» Work to be completed
Pictures stay out of this copy, which runs from the first line of the material through the line containing "0.8, 0.9, 1];".

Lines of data
********************

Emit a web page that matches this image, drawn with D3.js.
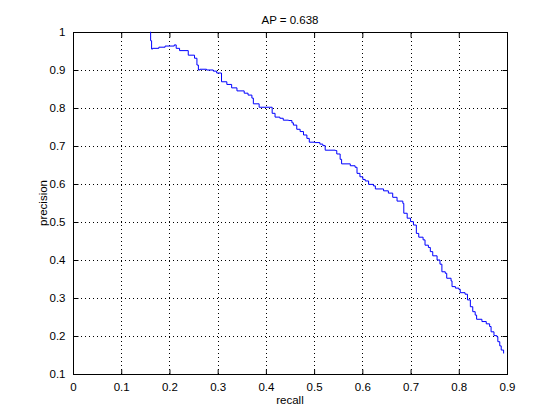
<!DOCTYPE html>
<html lang="en">
<head>
  <meta charset="UTF-8">
  <script src="https://d3js.org/d3.v7.min.js"></script>
  <style>
    body { margin: 0; background: #fff; }
    svg { display: block; }
    text { font-family: "Liberation Sans", Arial, sans-serif; font-size: 11.5px; fill: #000; }
  </style>
</head>
<body>
  <script>
    const width = 560;
    const height = 420;
    const margin = { top: 32, right: 53, bottom: 46, left: 73 };

    const title = "AP = 0.638";
    const xLabel = "recall";
    const yLabel = "precision";
    const xTicks = [0, 0.1, 0.2, 0.3, 0.4, 0.5, 0.6, 0.7, 0.8, 0.9];
    const yTicks = [0.1, 0.2, 0.3, 0.4, 0.5, 0.6, 0.7, 0.8, 0.9, 1];

    // precision / recall curve
    const recall = [
      0.160, 0.161, 0.163, 0.165, 0.178, 0.191, 0.210, 0.214, 0.221, 0.239,
      0.252, 0.257, 0.260, 0.263, 0.277, 0.291, 0.298, 0.308, 0.319, 0.329,
      0.340, 0.355, 0.363, 0.371, 0.374, 0.386, 0.413, 0.419, 0.429, 0.436,
      0.447, 0.454, 0.457, 0.464, 0.471, 0.478, 0.485, 0.490, 0.502, 0.512,
      0.518, 0.523, 0.544, 0.547, 0.554, 0.557, 0.575, 0.585, 0.589, 0.595,
      0.601, 0.606, 0.613, 0.623, 0.627, 0.644, 0.654, 0.663, 0.672, 0.684,
      0.686, 0.693, 0.700, 0.706, 0.712, 0.717, 0.726, 0.730, 0.737, 0.741,
      0.746, 0.755, 0.761, 0.765, 0.772, 0.775, 0.784, 0.786, 0.793, 0.800,
      0.803, 0.813, 0.818, 0.824, 0.829, 0.834, 0.837, 0.848, 0.857, 0.864,
      0.867, 0.873, 0.879, 0.881, 0.885, 0.888, 0.893
    ];
    const precision = [
      1.000, 0.977, 0.955, 0.957, 0.960, 0.963, 0.966, 0.957, 0.951, 0.939,
      0.931, 0.913, 0.900, 0.902, 0.900, 0.897, 0.892, 0.869, 0.862, 0.853,
      0.845, 0.839, 0.834, 0.826, 0.811, 0.802, 0.786, 0.776, 0.773, 0.768,
      0.767, 0.761, 0.755, 0.744, 0.738, 0.729, 0.720, 0.710, 0.709, 0.705,
      0.701, 0.689, 0.688, 0.679, 0.665, 0.653, 0.648, 0.644, 0.628, 0.619,
      0.612, 0.608, 0.599, 0.595, 0.587, 0.582, 0.576, 0.565, 0.555, 0.549,
      0.523, 0.510, 0.501, 0.492, 0.470, 0.460, 0.453, 0.439, 0.433, 0.422,
      0.411, 0.400, 0.389, 0.369, 0.365, 0.352, 0.345, 0.330, 0.326, 0.323,
      0.314, 0.310, 0.295, 0.277, 0.264, 0.255, 0.244, 0.238, 0.232, 0.225,
      0.211, 0.201, 0.198, 0.185, 0.174, 0.163, 0.154
    ];

    const x = d3.scaleLinear().domain([0, 0.9]).range([margin.left, width - margin.right]);
    const y = d3.scaleLinear().domain([0.1, 1]).range([height - margin.bottom, margin.top]);

    const svg = d3.select("body").append("svg")
      .attr("width", width)
      .attr("height", height);

    const x0 = margin.left, x1 = width - margin.right;
    const y0 = height - margin.bottom, y1 = margin.top;
    const tickLen = 5;

    // dotted grid
    const grid = svg.append("g")
      .attr("stroke", "#000")
      .attr("stroke-width", 1)
      .attr("stroke-dasharray", "1,3");
    grid.selectAll(".gx").data(xTicks.slice(1)).enter().append("line")
      .attr("x1", d => Math.round(x(d)) + 0.5).attr("x2", d => Math.round(x(d)) + 0.5)
      .attr("y1", y0).attr("y2", y1);
    grid.selectAll(".gy").data(yTicks.slice(0, -1)).enter().append("line")
      .attr("y1", d => Math.round(y(d)) + 0.5).attr("y2", d => Math.round(y(d)) + 0.5)
      .attr("x1", x0).attr("x2", x1);

    // axes with inward ticks on all four sides
    const fmt = d => d === 0 || d === 1 ? String(d) : d3.format(".1f")(d);

    const gxB = svg.append("g").attr("transform", `translate(0,${y0 + 0.5})`)
      .call(d3.axisBottom(x).tickValues(xTicks).tickFormat(fmt).tickSizeInner(-tickLen).tickSizeOuter(0).tickPadding(8));
    const gxT = svg.append("g").attr("transform", `translate(0,${y1 + 0.5})`)
      .call(d3.axisTop(x).tickValues(xTicks).tickFormat("").tickSizeInner(-tickLen).tickSizeOuter(0));
    const gyL = svg.append("g").attr("transform", `translate(${x0 + 0.5},0)`)
      .call(d3.axisLeft(y).tickValues(yTicks).tickFormat(fmt).tickSizeInner(-tickLen).tickSizeOuter(0).tickPadding(8));
    const gyR = svg.append("g").attr("transform", `translate(${x1 + 0.5},0)`)
      .call(d3.axisRight(y).tickValues(yTicks).tickFormat("").tickSizeInner(-tickLen).tickSizeOuter(0));

    [gxB, gxT, gyL, gyR].forEach(g => {
      g.select(".domain").remove();
      g.selectAll("line").attr("stroke", "#000");
      g.selectAll("text").attr("font-family", null).attr("font-size", null).style("fill", "#000");
    });

    svg.append("rect")
      .attr("x", x0 + 0.5).attr("y", y1 + 0.5)
      .attr("width", x1 - x0).attr("height", y0 - y1)
      .attr("fill", "none").attr("stroke", "#000");

    // PR curve
    const pts = recall.map((r, i) => [r, precision[i]]);
    svg.append("path")
      .datum(pts)
      .attr("fill", "none")
      .attr("stroke", "#0000ff")
      .attr("stroke-width", 1)
      .attr("d", d3.line().x(d => x(d[0])).y(d => y(d[1])).curve(d3.curveStepAfter));

    // labels
    svg.append("text").attr("x", (x0 + x1) / 2).attr("y", 24)
      .attr("text-anchor", "middle").text(title);
    svg.append("text").attr("x", (x0 + x1) / 2).attr("y", 404)
      .attr("text-anchor", "middle").text(xLabel);
    svg.append("text")
      .attr("transform", `translate(47,${(y0 + y1) / 2}) rotate(-90)`)
      .attr("text-anchor", "middle").text(yLabel);
  </script>
</body>
</html>
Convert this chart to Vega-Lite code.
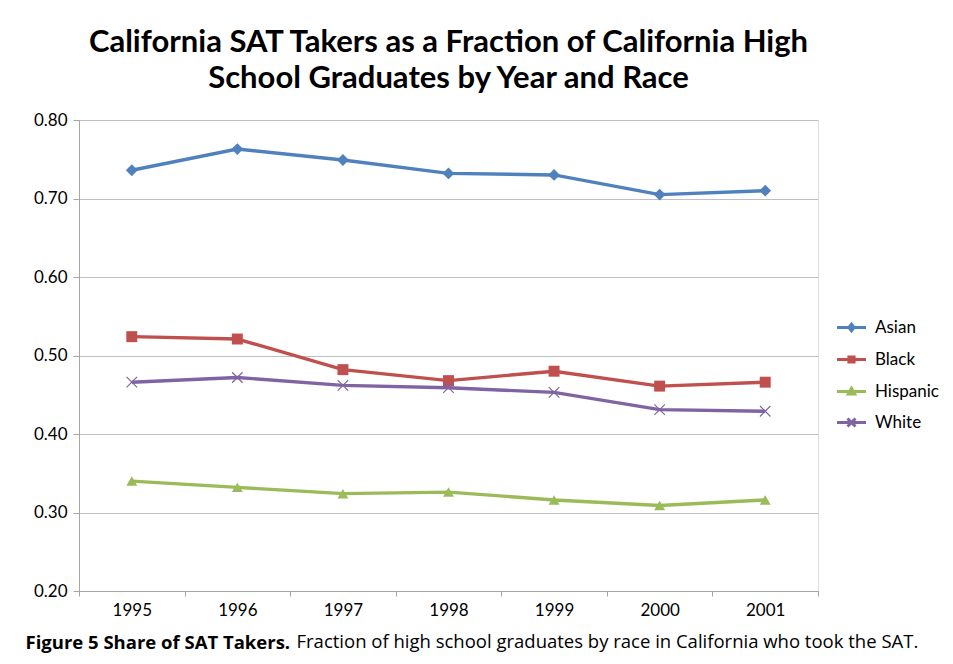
{
  "$schema": "https://vega.github.io/schema/vega-lite/v6.json",
  "autosize": {"type": "none"},
  "width": 739,
  "height": 471,
  "padding": {"left": 79, "top": 120, "right": 135, "bottom": 73},
  "background": "white",
  "title": {
    "text": ["California SAT Takers as a Fraction of California High", "School Graduates by Year and Race"],
    "font": "Lato",
    "fontSize": 31,
    "fontWeight": "bold",
    "color": "black",
    "anchor": "middle",
    "lineHeight": 36,
    "offset": 16
  },
  "data": {
    "values": [
      {"year": "1995", "race": "Asian", "value": 0.736},
      {"year": "1996", "race": "Asian", "value": 0.763},
      {"year": "1997", "race": "Asian", "value": 0.749},
      {"year": "1998", "race": "Asian", "value": 0.732},
      {"year": "1999", "race": "Asian", "value": 0.730},
      {"year": "2000", "race": "Asian", "value": 0.705},
      {"year": "2001", "race": "Asian", "value": 0.710},
      {"year": "1995", "race": "Black", "value": 0.524},
      {"year": "1996", "race": "Black", "value": 0.521},
      {"year": "1997", "race": "Black", "value": 0.482},
      {"year": "1998", "race": "Black", "value": 0.468},
      {"year": "1999", "race": "Black", "value": 0.480},
      {"year": "2000", "race": "Black", "value": 0.461},
      {"year": "2001", "race": "Black", "value": 0.466},
      {"year": "1995", "race": "Hispanic", "value": 0.340},
      {"year": "1996", "race": "Hispanic", "value": 0.332},
      {"year": "1997", "race": "Hispanic", "value": 0.324},
      {"year": "1998", "race": "Hispanic", "value": 0.326},
      {"year": "1999", "race": "Hispanic", "value": 0.316},
      {"year": "2000", "race": "Hispanic", "value": 0.309},
      {"year": "2001", "race": "Hispanic", "value": 0.316},
      {"year": "1995", "race": "White", "value": 0.466},
      {"year": "1996", "race": "White", "value": 0.472},
      {"year": "1997", "race": "White", "value": 0.462},
      {"year": "1998", "race": "White", "value": 0.459},
      {"year": "1999", "race": "White", "value": 0.453},
      {"year": "2000", "race": "White", "value": 0.431},
      {"year": "2001", "race": "White", "value": 0.429}
    ]
  },
  "encoding": {
    "x": {
      "field": "year",
      "type": "ordinal",
      "scale": {"type": "band", "paddingInner": 0, "paddingOuter": 0},
      "axis": {
        "title": "Figure 5 Share of SAT Takers.",
        "titleFont": "Open Sans",
        "titleFontSize": 18.5,
        "titleFontWeight": "bold",
        "titleColor": "black",
        "titleX": -54,
        "titleY": 57,
        "titleAlign": "left",
        "titleAnchor": "start",
        "titleBaseline": "alphabetic",
        "titleAngle": 0,
        "labelAngle": 0,
        "tickBand": "extent",
        "domainColor": "#A6A6A6",
        "tickColor": "#A6A6A6",
        "tickSize": 5,
        "labelFont": "Lato",
        "labelFontSize": 17,
        "labelColor": "black",
        "labelPadding": 6,
        "grid": false
      }
    },
    "y": {
      "field": "value",
      "type": "quantitative",
      "scale": {"domain": [0.2, 0.8], "nice": false, "zero": false},
      "axis": {
        "values": [0.2, 0.3, 0.4, 0.5, 0.6, 0.7, 0.8],
        "format": ".2f",
        "grid": true,
        "gridColor": "#BFBFBF",
        "domainColor": "#A6A6A6",
        "tickColor": "#A6A6A6",
        "tickSize": 6,
        "labelFont": "Lato",
        "labelFontSize": 17,
        "labelColor": "black",
        "labelPadding": 6,
        "title": "Fraction of high school graduates by race in California who took the SAT.",
        "titleAngle": 0,
        "titleX": 217,
        "titleY": 527,
        "titleAlign": "left",
        "titleAnchor": "start",
        "titleBaseline": "alphabetic",
        "titleFont": "Open Sans",
        "titleFontSize": 18.5,
        "titleFontWeight": "normal",
        "titleColor": "black"
      }
    }
  },
  "layer": [
    {
      "mark": {"type": "line", "strokeWidth": 3.4},
      "encoding": {
        "color": {
          "field": "race",
          "type": "nominal",
          "scale": {"domain": ["Asian", "Black", "Hispanic", "White"], "range": ["#4F81BD", "#C0504D", "#9BBB59", "#8064A2"]},
          "legend": {
            "title": null,
            "orient": "none",
            "legendX": 761,
            "legendY": 196,
            "padding": 0,
            "symbolSize": 400,
            "symbolOpacity": 1,
            "symbolStrokeWidth": 3,
            "rowPadding": 11,
            "labelOffset": 12,
            "labelFont": "Lato",
            "labelFontSize": 17,
            "labelColor": "black"
          }
        }
      }
    },
    {
      "transform": [{"filter": "datum.race === 'Asian'"}],
      "mark": {"type": "point", "shape": "diamond", "filled": true, "size": 140, "opacity": 1, "color": "#4F81BD"}
    },
    {
      "transform": [{"filter": "datum.race === 'Black'"}],
      "mark": {"type": "point", "shape": "square", "filled": true, "size": 120, "opacity": 1, "color": "#C0504D"}
    },
    {
      "transform": [{"filter": "datum.race === 'Hispanic'"}],
      "mark": {"type": "point", "shape": "triangle-up", "filled": true, "size": 120, "opacity": 1, "color": "#9BBB59"}
    },
    {
      "transform": [{"filter": "datum.race === 'White'"}],
      "mark": {"type": "point", "shape": "M-1,-1L1,1M-1,1L1,-1", "filled": false, "size": 110, "opacity": 1, "strokeWidth": 1.2, "color": "#8064A2"}
    },
    {
      "mark": {"type": "point", "filled": false, "opacity": 0},
      "encoding": {
        "color": {
          "field": "race",
          "type": "nominal",
          "legend": {
            "title": null,
            "orient": "none",
            "legendX": 761,
            "legendY": 196,
            "padding": 0,
            "symbolSize": 400,
            "symbolOpacity": 1,
            "symbolStrokeWidth": 3,
            "rowPadding": 11,
            "labelOffset": 12,
            "labelFont": "Lato",
            "labelFontSize": 17,
            "labelColor": "black"
          }
        },
        "shape": {
          "field": "race",
          "type": "nominal",
          "scale": {
            "domain": ["Asian", "Black", "Hispanic", "White"],
            "range": [
              "M-1.45,0H1.45M0,-0.34L0.26,0L0,0.34L-0.26,0Z",
              "M-1.45,0H1.45M-0.26,-0.26H0.26V0.26H-0.26Z",
              "M-1.45,0H1.45M0,-0.32L0.32,0.24H-0.32Z",
              "M-1.45,0H1.45M-0.4,-0.4L0.4,0.4M-0.4,0.4L0.4,-0.4"
            ]
          },
          "legend": {
            "title": null,
            "orient": "none",
            "legendX": 761,
            "legendY": 196,
            "padding": 0,
            "symbolSize": 400,
            "symbolOpacity": 1,
            "symbolStrokeWidth": 3,
            "rowPadding": 11,
            "labelOffset": 12,
            "labelFont": "Lato",
            "labelFontSize": 17,
            "labelColor": "black"
          }
        }
      }
    }
  ]
}
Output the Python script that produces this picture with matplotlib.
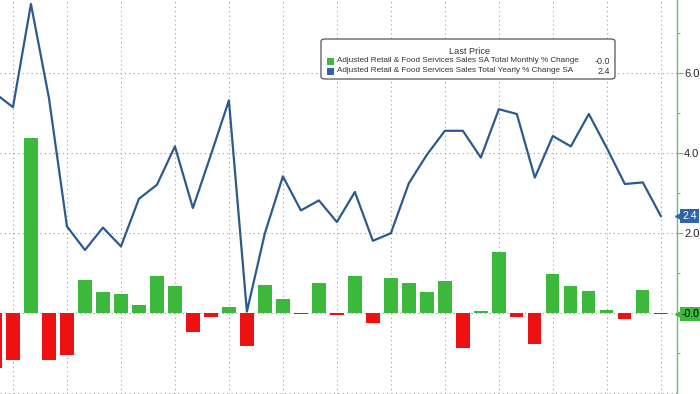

********************

» Response for this exercise
Emit a web page that matches this image, drawn with D3.js.
<!DOCTYPE html>
<html lang="en">
<head>
  <meta charset="UTF-8">
  <script src="https://d3js.org/d3.v7.min.js"></script>
  <style>
    body { margin: 0; background: #fff; }
    svg { display: block; }
    text { font-family: "Liberation Sans", Arial, sans-serif; font-size: 11.5px; fill: #000; }
  </style>
</head>
<body>
  <script>
    const width = 560;
    const height = 420;
    const margin = { top: 32, right: 53, bottom: 46, left: 73 };

    const title = "AP = 0.638";
    const xLabel = "recall";
    const yLabel = "precision";
    const xTicks = [0, 0.1, 0.2, 0.3, 0.4, 0.5, 0.6, 0.7, 0.8, 0.9];
    const yTicks = [0.1, 0.2, 0.3, 0.4, 0.5, 0.6, 0.7, 0.8, 0.9, 1];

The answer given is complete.